Charlie Hebdo, qu’on dit obsédé par la question de l’islamisme (ou de l’islam), montre, s’il en était besoin, que ses têtes du turc sont bien plus diverses. L’hebdomadaire a publié plusieurs dessins visant, cette fois l’armée française, en détournant de manière macabre et sarcastique les slogans que celle-ci utilise dans ses campagnes de recrutement. Sur l’un d’entre eux, on voit Emmanuel Macron se recueillant devant le cercueil d’un soldat tué, surmonté de l’une de ces punchlines militaro-publicitaires : «J’ai rejoint les rangs pour sortir du lot.» On sait que l’antimilitarisme, comme l’anticléricalisme, fait partie des classiques de l’hebdo satirique.
Ce rappel n’a pas suffi au chef d’état-major de l’armée, qui a publié en réponse une lettre ouverte à Riss, directeur du journal, dans laquelle il faisait part de son indignation. Le deuil de ces familles, regrette-t-il, a été «sali par des caricatures terriblement outrageantes dont votre journal a assuré la diffusion», pour ajouter qu’il invitait Riss, «avec sincérité et humilité», à participer à l’hommage national qui a eu lieu aujourd’hui lundi, «pour leur témoigner vous aussi, qui avez souffert dans votre chair de l’idéologie et de la terreur, la reconnaissance qu’ils méritent».
Peut-être marri d’avoir poussé un peu loin le bouchon (on comprend facilement que les familles des soldats tués – et pas seulement elles – aient été heurtées par ces caricatures), Riss a répondu en revendiquant son droit à la satire, mais pour ajouter aussitôt : «Cela ne signifie nullement que le journal mésestime le dévouement de ceux qui se battent pour défendre des valeurs au service de tous. Nous tenions à vous le dire ainsi qu’aux familles des victimes.» Et encore : «Nous sommes conscients de l’importance du travail effectué par les soldats français pour lutter contre le terrorisme.» Ce qui n’est pas une rétractation, mais au moins une explication.

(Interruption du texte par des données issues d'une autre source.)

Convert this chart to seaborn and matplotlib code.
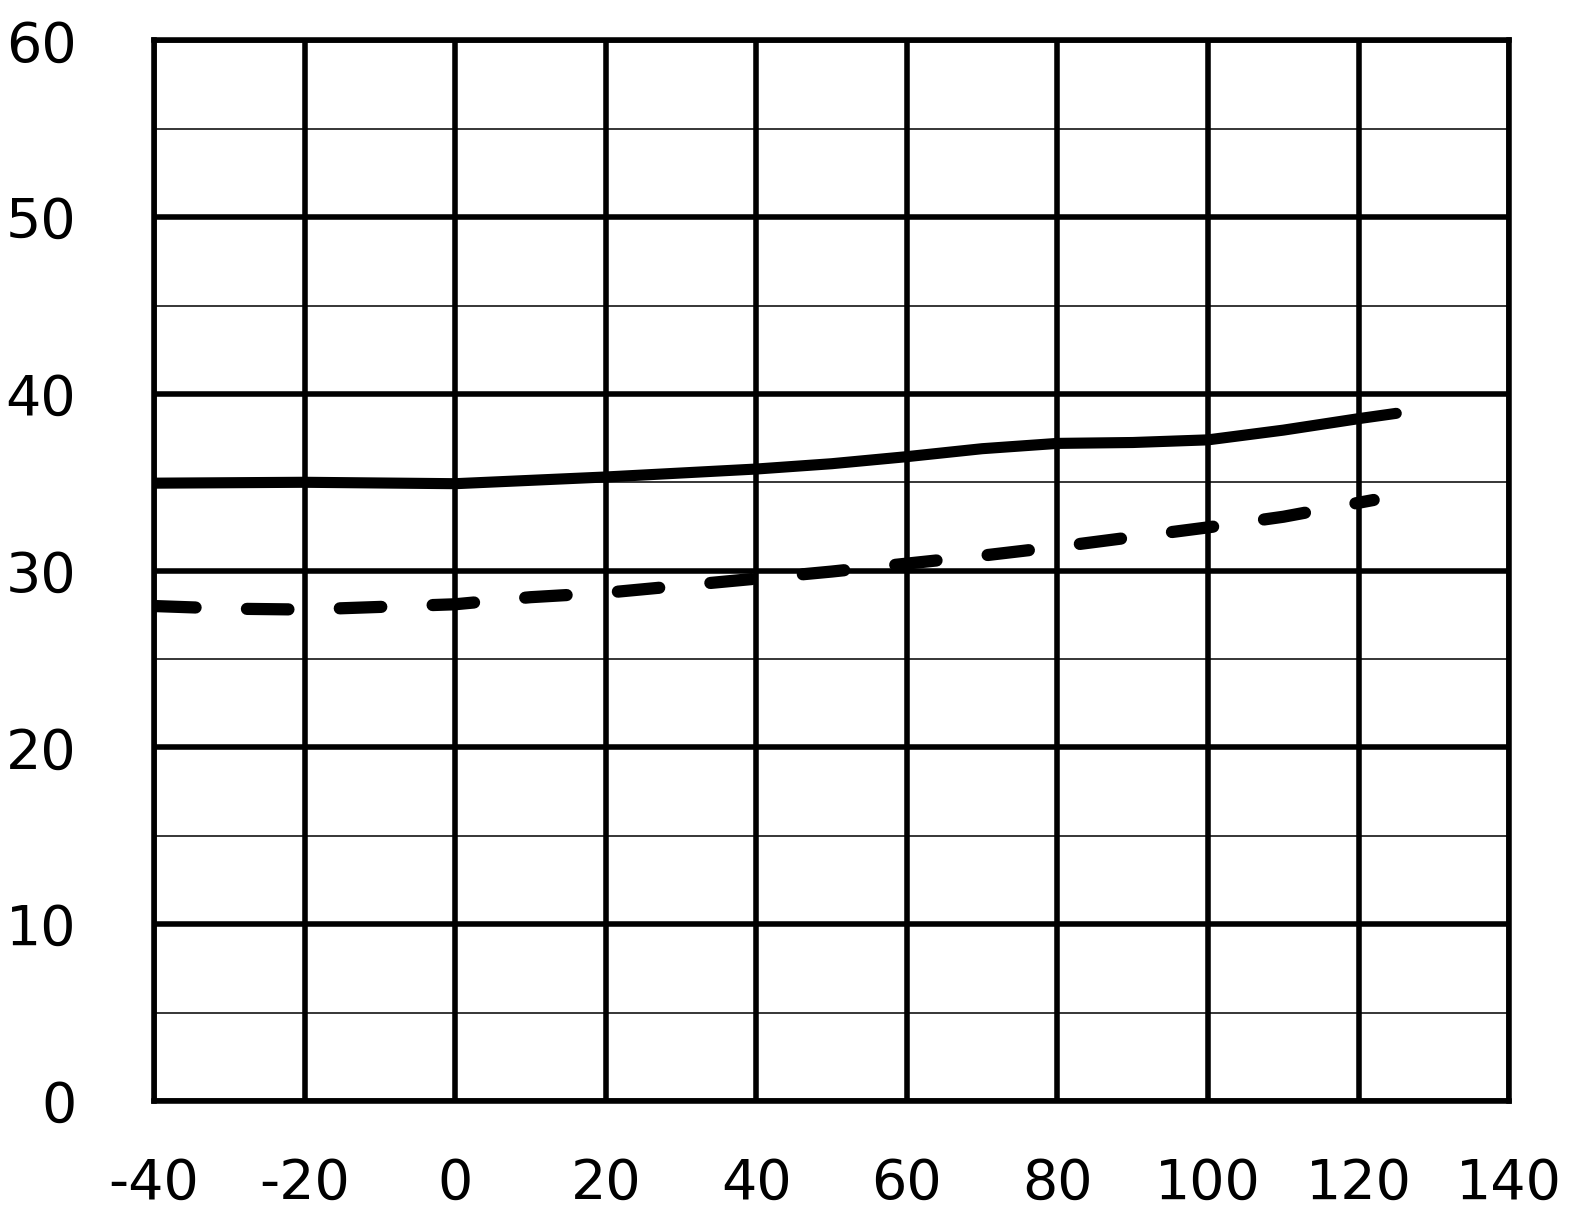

L’échange mérite deux ou trois remarques. C’est un fait que les dessins de Charlie se moquaient de jeunes gens tués au cours d’une opération dirigée contre des groupes islamistes comparables à ceux qui ont perpétré l’attentat meurtrier contre le journal. Paradoxe, pour le moins… Riss l’a sans doute senti en envoyant sa réponse courtoise au chef d’état-major.
Mais il a néanmoins défendu son droit à la «provocation», ce que le chef d’état-major, tout en faisant état de «son immense peine», n’a pas contesté, en fait, puisqu’il n’a demandé aucune sanction légale contre l’hebdomadaire et encore moins parlé d’interdiction. Et après tout, les valeurs au nom desquelles l’armée française accomplit ses missions, comprennent, très officiellement, le respect de la liberté, dont la liberté d’expression.
L’affaire, même dans une circonstance tragique, rappelle la vraie nature de ladite liberté : dans le cadre légal (qui proscrit les appels à la haine ou les propos discriminatoires) cette liberté comprend le droit de provoquer, ou même de blesser telle ou telle conviction, de heurter tel ou tel dogme ou telle ou telle sensibilité. Quitte à ce que les personnes concernées répondent à leur tour avec la plus grande latitude, sur le mode de l’indignation, de la colère ou du sarcasme. On peut juger de très mauvais goût les caricatures de Charlie. Mais le mauvais goût n’est pas réprimé par la loi, fort heureusement.
Il faut le dire, l’échange civilisé entre Charlie et le chef d’état-major contraste avec l’attitude de certains groupes militants qui n’hésitent pas, eux, à recourir à l’interdiction de fait contre certaines discussions, certaines pièces de théâtre ou certaines idées (par ailleurs légales), à l’université par exemple. Quoique très minoritaires, ils en viennent à occuper le tapis avec un procès oblique contre la même liberté d’expression au nom, précisément, du refus de heurter certaines sensibilités. Un procès qui aboutirait, s’il était suivi d’effet, à une régression démocratique caractérisée.